Боль в теле как-то тоже прошла сама собой, все чувства притупились настолько, что он словно оказался под действием местной анестезии, когда человек всё видит, всё понимает, но почти ничего чувствует. Маничкин, Бортников, Нина – верхний мир перестал интересовать его, и он с изумлением осознал, что происходящая трансформация принесла огромное облегчение. Горевать о потерянных возможностях, страдать или не страдать о предательстве бывших друзей, упиваться своей неудачей, как делал в Василёве, казнить кого-то или себя самого – все эти причины и вопросы, попытки самоуничижения и самоуспокоения казались теперь мелочными, не имеющими никакого отношения к тому главному, основному, о чем он думал теперь спокойно. Теперь он впитывал мысли, как чистый подземный воздух, почти не связанный с прожитой ранее жизнью, если не считать малюсенького оконца.
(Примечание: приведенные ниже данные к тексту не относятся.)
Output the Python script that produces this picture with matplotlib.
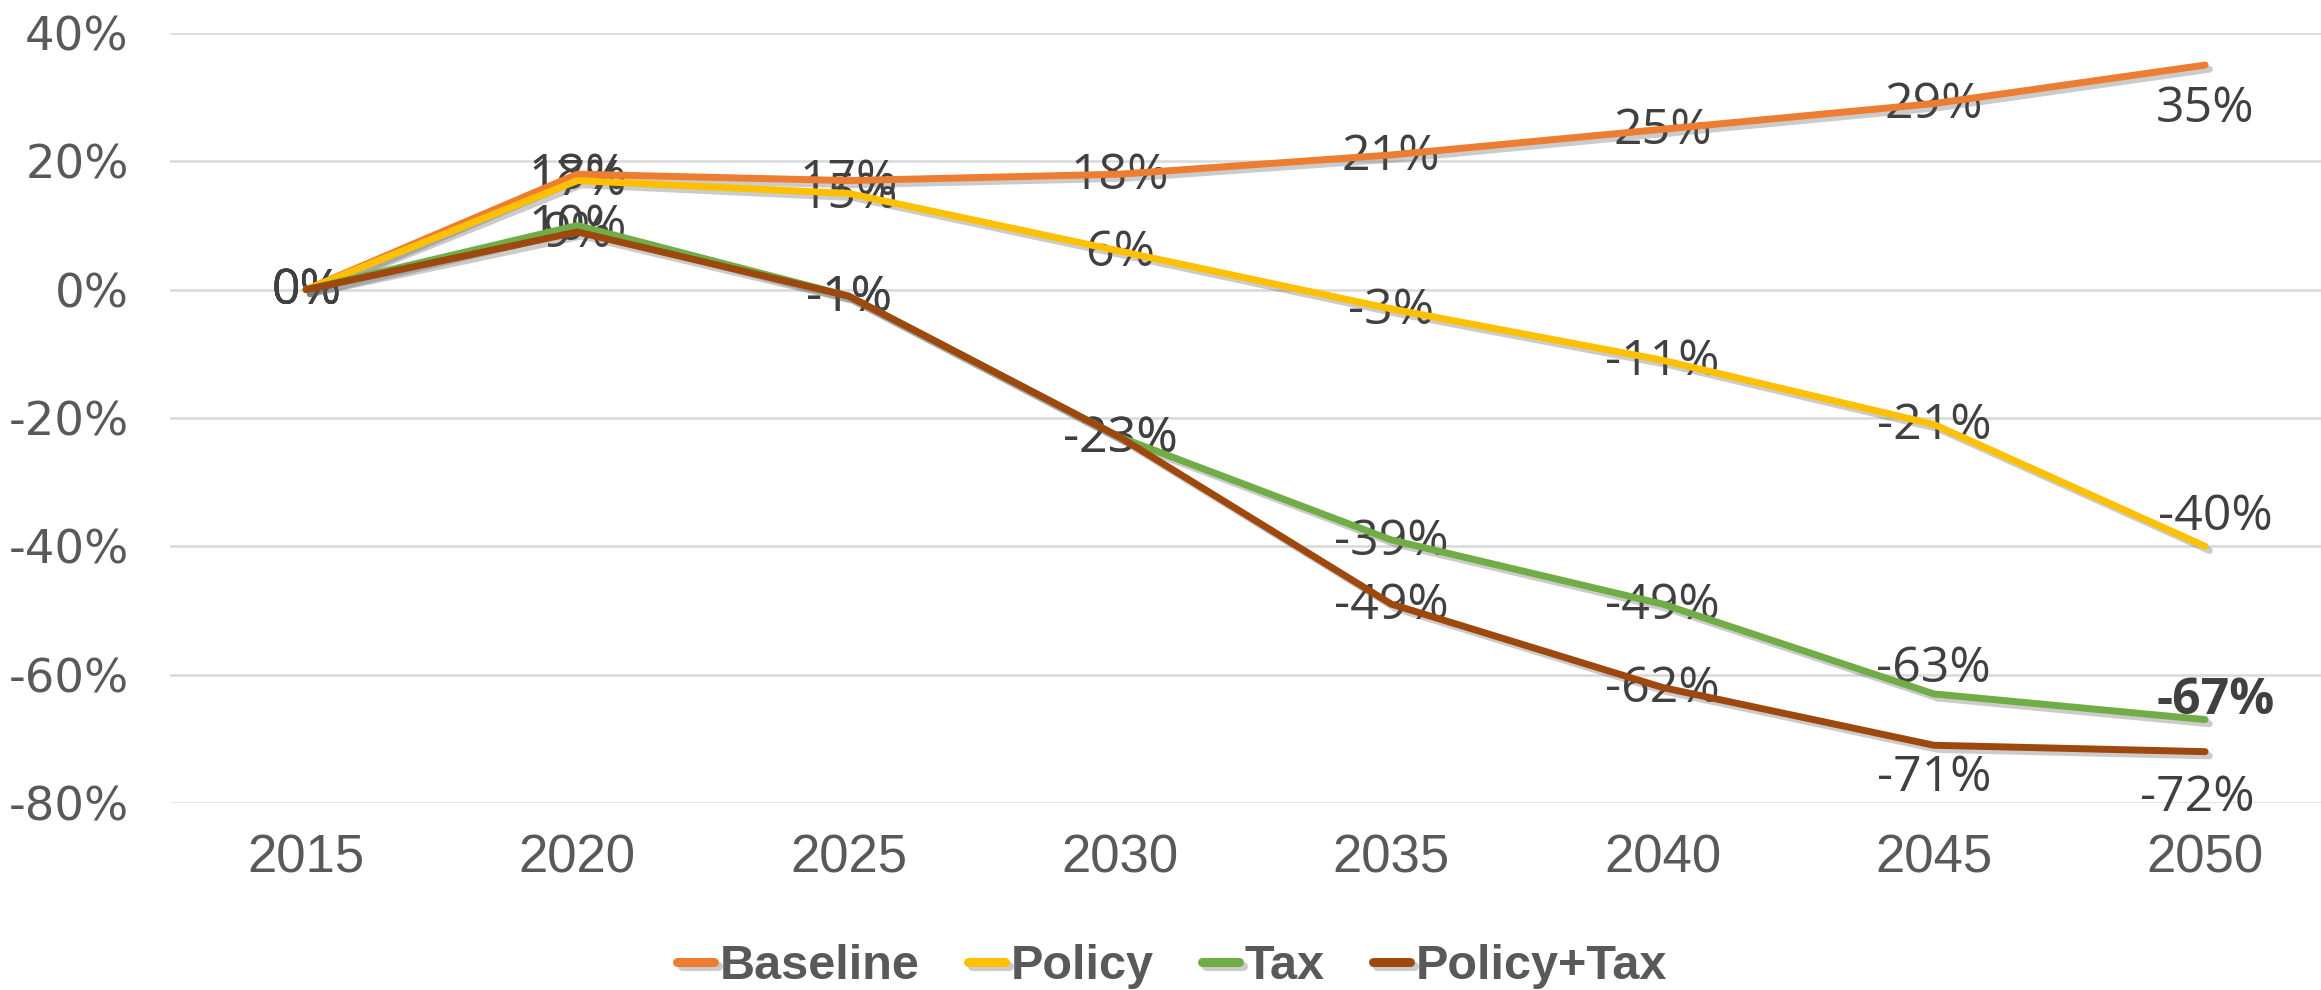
import matplotlib
matplotlib.use("Agg")
import matplotlib.pyplot as plt
import matplotlib.patheffects as pe
from matplotlib.ticker import FuncFormatter

YEARS = ["2015", "2020", "2025", "2030", "2035", "2040", "2045", "2050"]

BASELINE   = [0, 18, 17, 18, 21, 25, 29, 35]
POLICY     = [0, 17, 15, 6, -3, -11, -21, -40]
TAX        = [0, 10, -1, -23, -39, -49, -63, -67]
POLICY_TAX = [0, 9, -1, -23, -49, -62, -71, -72]

SERIES = [
    ("Baseline",   BASELINE,   "#ED7D31"),
    ("Policy",     POLICY,     "#FFC000"),
    ("Tax",        TAX,        "#70AD47"),
    ("Policy+Tax", POLICY_TAX, "#9E480E"),
]

# labels that sit above/below their point instead of centred on it: (dx px, dy in %)
LABEL_SHIFT = {
    ("Baseline", 7):   (0, -6.5),
    ("Policy", 7):     (10, 4.8),
    ("Tax", 6):        (0, 4.2),
    ("Tax", 7):        (10, 3.2),
    ("Policy+Tax", 6): (0, -4.8),
    ("Policy+Tax", 7): (-8, -6.9),
}
BOLD_LABELS = {("Tax", 7)}

TXT = "#404040"
AXIS_TXT = "#595959"

fig = plt.figure(figsize=(23.21, 9.90), dpi=100, facecolor="white")
ax = fig.add_axes([170.4 / 2321, 1 - 803 / 990, 2170.4 / 2321, 770 / 990])

x = list(range(len(YEARS)))
shadow = [pe.SimpleLineShadow(offset=(3, -3), alpha=0.3, shadow_color="#555555"),
          pe.Normal()]

for name, vals, color in SERIES:
    ax.plot(x, vals, color=color, linewidth=5, solid_capstyle="round",
            solid_joinstyle="round", label=name, zorder=3, path_effects=shadow)

# data labels
for name, vals, color in SERIES:
    for i, v in enumerate(vals):
        dx, dy = LABEL_SHIFT.get((name, i), (0, 0))
        ax.annotate(f"{v}%", xy=(i, v + dy), xytext=(dx, -2), textcoords="offset pixels",
                    ha="center", va="center", fontsize=36, color=TXT,
                    family="Open Sans",
                    fontweight="bold" if (name, i) in BOLD_LABELS else "normal",
                    zorder=2)

ax.set_xlim(-0.5, len(YEARS) - 0.5)
ax.set_ylim(-80, 40)
ax.set_yticks(range(-80, 41, 20))
ax.yaxis.set_major_formatter(FuncFormatter(lambda v, _: f"{v:.0f}%"))
ax.set_xticks(x)
ax.set_xticklabels(YEARS)

ax.grid(axis="y", color="#D9D9D9", linewidth=1.8, zorder=0)
ax.set_axisbelow(True)
for s in ax.spines.values():
    s.set_visible(False)
ax.tick_params(axis="both", length=0)
ax.tick_params(axis="x", pad=22, labelsize=38, labelcolor=AXIS_TXT)
ax.tick_params(axis="y", pad=30, labelsize=33.5, labelcolor=AXIS_TXT)
for lbl in ax.get_xticklabels():
    lbl.set_family("Liberation Sans")
for lbl in ax.get_yticklabels():
    lbl.set_family("DejaVu Sans")

leg = fig.legend(loc="center", bbox_to_anchor=(0.505, 0.024), ncol=4, frameon=False,
                 handlelength=0.75, handletextpad=0.12, columnspacing=1.0,
                 borderpad=0.1, prop={"family": "Liberation Sans", "weight": "bold", "size": 35})
for h in leg.legend_handles:
    h.set_linewidth(6.5)
    h.set_solid_capstyle("round")
for t in leg.get_texts():
    t.set_color(AXIS_TXT)

fig.savefig("out.png", dpi=100, facecolor="white")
Она, та самая жизнь, явилась еще раз, когда ради развлечения, как он себя уверил, принялся реконструировать в уме историю Ефрема Угрина. Профессиональная память не отказала, летописные тексты всплыли сами собой, а с ними и выводы историков, пытавшихся разгадать тот давний, кровавый детектив. Летопись приписывала убийство Бориса и Глеба Святополку, их брату, но были и другие свидетельства их гибели, записанные в «Саге об Эймунде». Варяжский эпос убийцей братьев называл конунга Ярислейфа, то есть еще одного брата, князя Ярослава. В годы его правления монахи-хронисты от излишнего усердия или по личному приказу князя просто переписали историю, как это и полагается победителям, но не подчистили всё до конца. Летописи свидетельствовали: Борис и Глеб поддержали брата Святополка в его притязаниях на киевский престол, вопреки чаяниям Ярослава, тоже рвавшегося к верховной власти, отчего желание Святополка казнить своих важнейших союзников и родичей никак нельзя было объяснить с точки зрения нормальной человеческой логики. Смута продолжалась долго, жертвенная смерть Бориса и Глеба случилась в самом ее начале, зато потом поляки, варяги и русские без конца воевали. Ежегодные битвы шли с переменным успехом, но в конце концов Ярослав победил и остался в памяти как Мудрый, тогда как проигравшему Святополку традиция присвоила прозвище Окаянного.
Но здесь, в первой и единственной на Руси Романодавидовской церкви, Мальцов думал не о баталиях первой четверти одиннадцатого века. Здесь, в тишине и покое, защищенный необоримыми сводами пещеры, он понял причину стремительного бегства монаха-боярина в дальние лесные пределы, на окраину новгородской земли, о которой не додумался ни составитель жития, написанного по истершейся за века памяти, ни один позднейший историк.